Richard Branson resumes his weekly releases of animated short stories as part of his ‘Adventure Series’, produced by Paper Sky Films, with his latest addition: 'Ballooning Around the World'.

In 1997, Branson once again captained a hot air balloon in hopes to conquer the last great goal of all balloonists: a non-stop voyage around the world. 

Paper Sky Films teamed up with Virgin to create twelve animated short films, each telling individual stories following Richard Branson’s adventures.


“There’s nothing more thrilling than doing something that no-one has ever done before,” Branson writes in his blog, which has served as a landing page for all of the animations. 

“This is what led me to try flying a hot-air balloon around the entire world – and I can’t believe I lived to tell the tale!”

The 195-foot-high Virgin Global Challenger successfully ascended and climbed to 30,000 feet, but 16 hours later, the balloon had lost so much altitude that it could not possibly complete the trip and eventually had to land in Algeria in the middle of a civil war.

“Ballooning Around the World is probably one of my favourites of all the animations,” producer and director Adam Young says. 

“The challenge with this one was that there is so much going on from start-to-finish and yet we only have so much budget and time to play with to show it all.” 
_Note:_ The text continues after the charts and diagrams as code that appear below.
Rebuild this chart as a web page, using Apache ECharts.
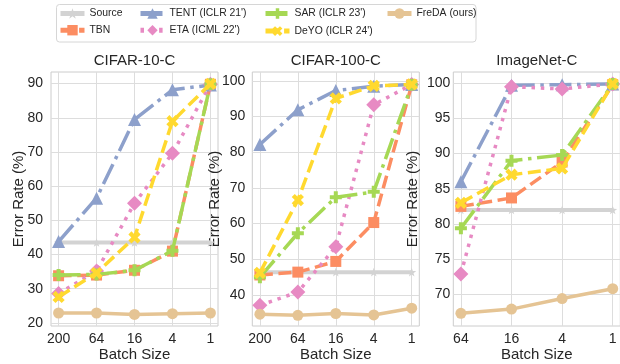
<!DOCTYPE html>
<html><head><meta charset="utf-8">
<script src="https://cdn.jsdelivr.net/npm/echarts@6/dist/echarts.min.js"></script>
<style>html,body{margin:0;padding:0;background:#fff}#c{width:620px;height:364px}</style>
</head><body><div id="c"></div>
<script>
// ---- data ----
const methodNames = ['Source', 'TBN', "TENT (ICLR 21')", "ETA (ICML 22')", "SAR (ICLR 23')", "DeYO (ICLR 24')", 'FreDA (ours)'];
const panelTitles = ['CIFAR-10-C', 'CIFAR-100-C', 'ImageNet-C'];

const cifar10Cats = ['200', '64', '16', '4', '1'];
const cifar10Source = [43.5, 43.5, 43.5, 43.5, 43.5];
const cifar10TBN    = [33.8, 34.0, 35.4, 41.0, 89.8];
const cifar10TENT   = [43.8, 56.5, 79.5, 88.2, 89.6];
const cifar10ETA    = [28.6, 35.2, 55.0, 69.6, 89.8];
const cifar10SAR    = [34.0, 34.2, 35.4, 41.1, 89.8];
const cifar10DeYO   = [27.6, 34.6, 45.0, 79.0, 89.9];
const cifar10FreDA  = [22.9, 22.9, 22.5, 22.7, 22.9];
const cifar10Ticks  = [20, 30, 40, 50, 60, 70, 80, 90];

const cifar100Cats = ['200', '64', '16', '4', '1'];
const cifar100Source = [46.4, 46.4, 46.4, 46.4, 46.4];
const cifar100TBN    = [45.6, 46.4, 49.4, 60.3, 98.9];
const cifar100TENT   = [82.2, 91.9, 97.3, 98.5, 99.0];
const cifar100ETA    = [37.1, 40.8, 53.5, 93.3, 99.0];
const cifar100SAR    = [45.0, 57.3, 67.4, 68.9, 98.9];
const cifar100DeYO   = [46.2, 66.6, 95.1, 98.6, 99.0];
const cifar100FreDA  = [34.6, 34.3, 34.8, 34.4, 36.3];
const cifar100Ticks  = [40, 50, 60, 70, 80, 90, 100];

const imagenetCats = ['64', '16', '4', '1'];
const imagenetSource = [82.0, 82.0, 82.0, 82.0];
const imagenetTBN    = [82.5, 83.7, 88.8, 99.8];
const imagenetTENT   = [86.0, 99.7, 99.8, 99.9];
const imagenetETA    = [72.9, 99.5, 99.2, 99.9];
const imagenetSAR    = [79.4, 89.0, 89.8, 99.9];
const imagenetDeYO   = [83.0, 87.0, 87.9, 99.9];
const imagenetFreDA  = [67.3, 67.9, 69.4, 70.8];
const imagenetTicks  = [70, 75, 80, 85, 90, 95, 100];

// ---- styles ----
const FONT = 'Liberation Sans, Arial, sans-serif';
const TXT = '#262626';
const STAR = 'path://M0,-10 L2.35,-3.24 9.51,-3.09 3.8,1.24 5.88,8.09 0,4 -5.88,8.09 -3.8,1.24 -9.51,-3.09 -2.35,-3.24 Z';
const PLUS = 'path://M-1.2,-3.6 L1.2,-3.6 L1.2,-1.2 L3.6,-1.2 L3.6,1.2 L1.2,1.2 L1.2,3.6 L-1.2,3.6 L-1.2,1.2 L-3.6,1.2 L-3.6,-1.2 L-1.2,-1.2 Z';
const LW = 3.5;
const styles = [
  {color: '#d3d3d3', type: 'solid', symbol: STAR, size: 9, rot: 0, w: 4},
  {color: '#fc8d62', type: [13, 5.6], symbol: 'rect', size: 11, rot: 0, w: LW},
  {color: '#8da0cb', type: [22, 5.6, 3.5, 5.6], symbol: 'triangle', size: 13, rot: 0, w: LW},
  {color: '#e78ac3', type: [3.5, 5.8], symbol: 'diamond', size: 15, rot: 0, w: LW},
  {color: '#a6d854', type: [22, 5.6, 3.5, 5.6], symbol: PLUS, size: 12, rot: 0, w: LW},
  {color: '#ffd92f', type: [13, 5.6], symbol: PLUS, size: 13, rot: 45, w: LW},
  {color: '#e5c494', type: 'solid', symbol: 'circle', size: 11, rot: 0, w: LW}
];

const panels = [
  {cats: cifar10Cats, series: [cifar10Source, cifar10TBN, cifar10TENT, cifar10ETA, cifar10SAR, cifar10DeYO, cifar10FreDA], ticks: cifar10Ticks,
   ymin: 19.1, ymax: 93.4, xmin: -0.2, xmax: 4.2, left: 51, width: 167, labMargin: 8, nameGap: 25},
  {cats: cifar100Cats, series: [cifar100Source, cifar100TBN, cifar100TENT, cifar100ETA, cifar100SAR, cifar100DeYO, cifar100FreDA], ticks: cifar100Ticks,
   ymin: 31.3, ymax: 102.5, xmin: -0.2, xmax: 4.2, left: 252.3, width: 167, labMargin: 7, nameGap: 30},
  {cats: imagenetCats, series: [imagenetSource, imagenetTBN, imagenetTENT, imagenetETA, imagenetSAR, imagenetDeYO, imagenetFreDA], ticks: imagenetTicks,
   ymin: 65.5, ymax: 101.6, xmin: -0.15, xmax: 3.15, left: 453.3, width: 167, labMargin: 3, nameGap: 33}
];

const TOP = 72, HEIGHT = 254;
const grid = [], xAxis = [], yAxis = [], series = [], title = [];
panels.forEach((p, k) => {
  grid.push({left: p.left, top: TOP, width: p.width, height: HEIGHT, show: true, borderColor: '#cccccc', borderWidth: 1,
    backgroundColor: '#fff', outerBoundsMode: 'none', containLabel: false});
  const idx = p.cats.map((c, i) => i);
  xAxis.push({
    type: 'value', gridIndex: k, min: p.xmin, max: p.xmax,
    name: 'Batch Size', nameLocation: 'middle', nameGap: 21, nameMoveOverlap: false,
    nameTextStyle: {fontFamily: FONT, fontSize: 15, color: TXT},
    axisLine: {show: false}, axisTick: {show: false, customValues: idx},
    axisLabel: {customValues: idx, margin: 6, fontFamily: FONT, fontSize: 14, color: TXT, formatter: v => p.cats[Math.round(v)]},
    splitLine: {show: true, lineStyle: {color: '#dddddd', width: 1}}
  });
  yAxis.push({
    type: 'value', gridIndex: k, min: p.ymin, max: p.ymax,
    name: 'Error Rate (%)', nameLocation: 'middle', nameGap: p.nameGap, nameRotate: 90, nameMoveOverlap: false,
    nameTextStyle: {fontFamily: FONT, fontSize: 15, color: TXT},
    axisLine: {show: false}, axisTick: {show: false, customValues: p.ticks},
    axisLabel: {customValues: p.ticks, margin: p.labMargin, fontFamily: FONT, fontSize: 14, color: TXT},
    splitLine: {show: true, lineStyle: {color: '#dddddd', width: 1}}
  });
  title.push({text: panelTitles[k], left: p.left + p.width / 2, top: 53, textAlign: 'center', padding: 0,
    textStyle: {fontFamily: FONT, fontSize: 15, fontWeight: 'normal', color: TXT}});
  p.series.forEach((vals, m) => {
    const s = styles[m];
    series.push({
      type: 'line', name: methodNames[m], xAxisIndex: k, yAxisIndex: k,
      data: vals.map((v, i) => [i, v]),
      symbol: s.symbol, symbolSize: s.size, symbolRotate: s.rot, symbolKeepAspect: true, showSymbol: true,
      lineStyle: {color: s.color, width: s.w, type: s.type, cap: 'butt'},
      itemStyle: {color: s.color, borderWidth: 0},
      emphasis: {disabled: true}, animation: false, z: 2 + m
    });
  });
});

const legendBase = {orient: 'vertical', top: 7, itemWidth: 24, itemHeight: 13, itemGap: 3.7, padding: 0,
  lineStyle: {width: 5},
  textStyle: {fontFamily: FONT, fontSize: 10.4, color: TXT, lineHeight: 13}, selectedMode: false};
const legend = [
  Object.assign({}, legendBase, {left: 58, data: [methodNames[0], methodNames[1]]}),
  Object.assign({}, legendBase, {left: 138, data: [methodNames[2], methodNames[3]]}),
  Object.assign({}, legendBase, {left: 263, data: [methodNames[4], methodNames[5]]}),
  Object.assign({}, legendBase, {left: 385, data: [methodNames[6]]})
];

const chart = echarts.init(document.getElementById('c'), null, {renderer: 'canvas'});
chart.setOption({
  animation: false,
  backgroundColor: '#ffffff',
  title, grid, xAxis, yAxis, series, legend,
  graphic: [{type: 'rect', z: -1, shape: {x: 56.5, y: 4.5, width: 419.5, height: 37.5, r: 3},
    style: {fill: '#ffffff', stroke: '#d6d6d6', lineWidth: 1}}]
});
</script></body></html>
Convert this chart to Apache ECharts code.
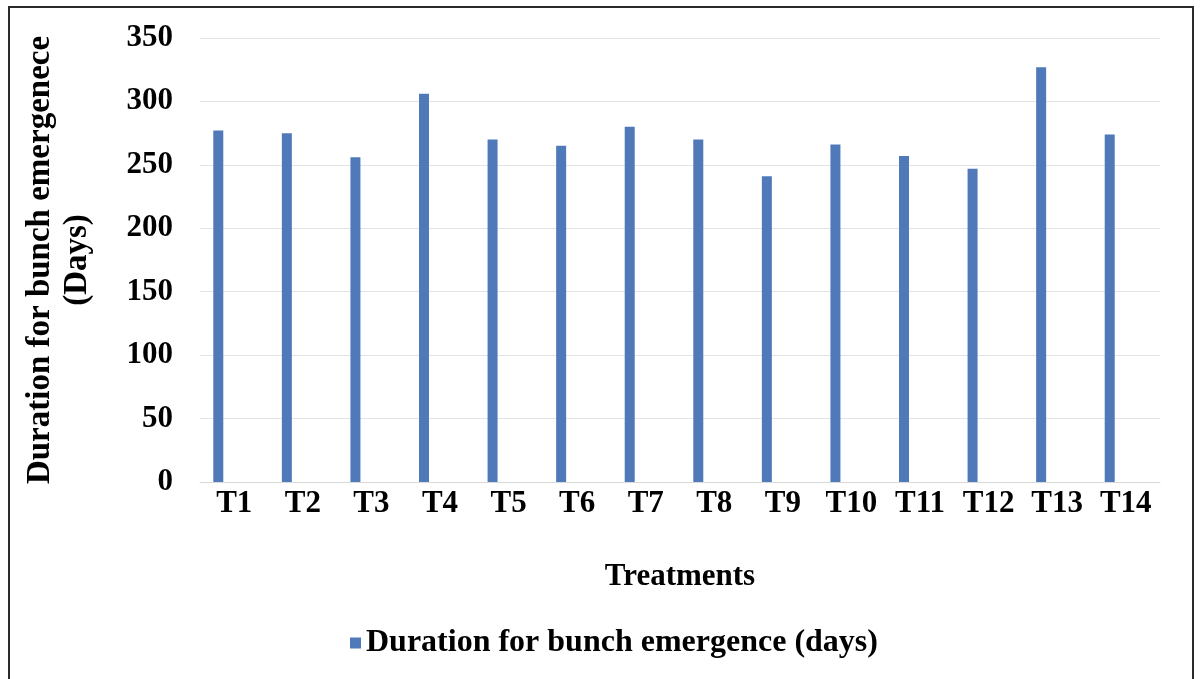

Where ‘Ballooning Across the Pacific’ plays with diagram artwork and other visual references to help tell the story, most of ‘Ballooning Around the World’ was told very literally shot-for-shot, many of its sequences lifted directly from images and photographs documenting the flight itself.  

“We open the film in Marrakech and then we’re quickly cutting to Richard’s hotel room, then we’re out in the desert on launch day, then we’re saying farewell to Richard’s family and then the launch and flight commences, all of this happening within the first half of a three-minute-long film,” Young explains. 

“Animation is time-consuming and the more scenes and details you include, the harder it gets, the longer it takes and the more expensive it becomes. So we had to minimise backgrounds whilst making sure that there was enough visual movement and details to distract you from the fact that there’s very little happening behind the characters.” 

“What we didn’t want to do was sell Richard’s story short with lazy shortcuts, uninspired sequences and just risk any part of it from being boring because we wanted cut corners. There’s always a creative solution around these things.”

“The music does a lot of heavy lifting, as well; I absolutely love the soundtrack to this one.”

After crash-landing in the Sahara and being taken hostage by an Algerian warlord, Branson swore that he’d never get in a balloon ever again - but as time went on, new adventures and opportunities presented themselves and as always, Branson can never resist another exciting challenge. 

“I still think about the note I left to my children, Holly and Sam, which reminded them to live life to its absolute fullest and enjoy every minute of it,” Branson writes.

“It’s advice I still remind myself of today.”

The next Paper Sky Films-produced animated short film for Richard Branson will be released on the 23rd of May.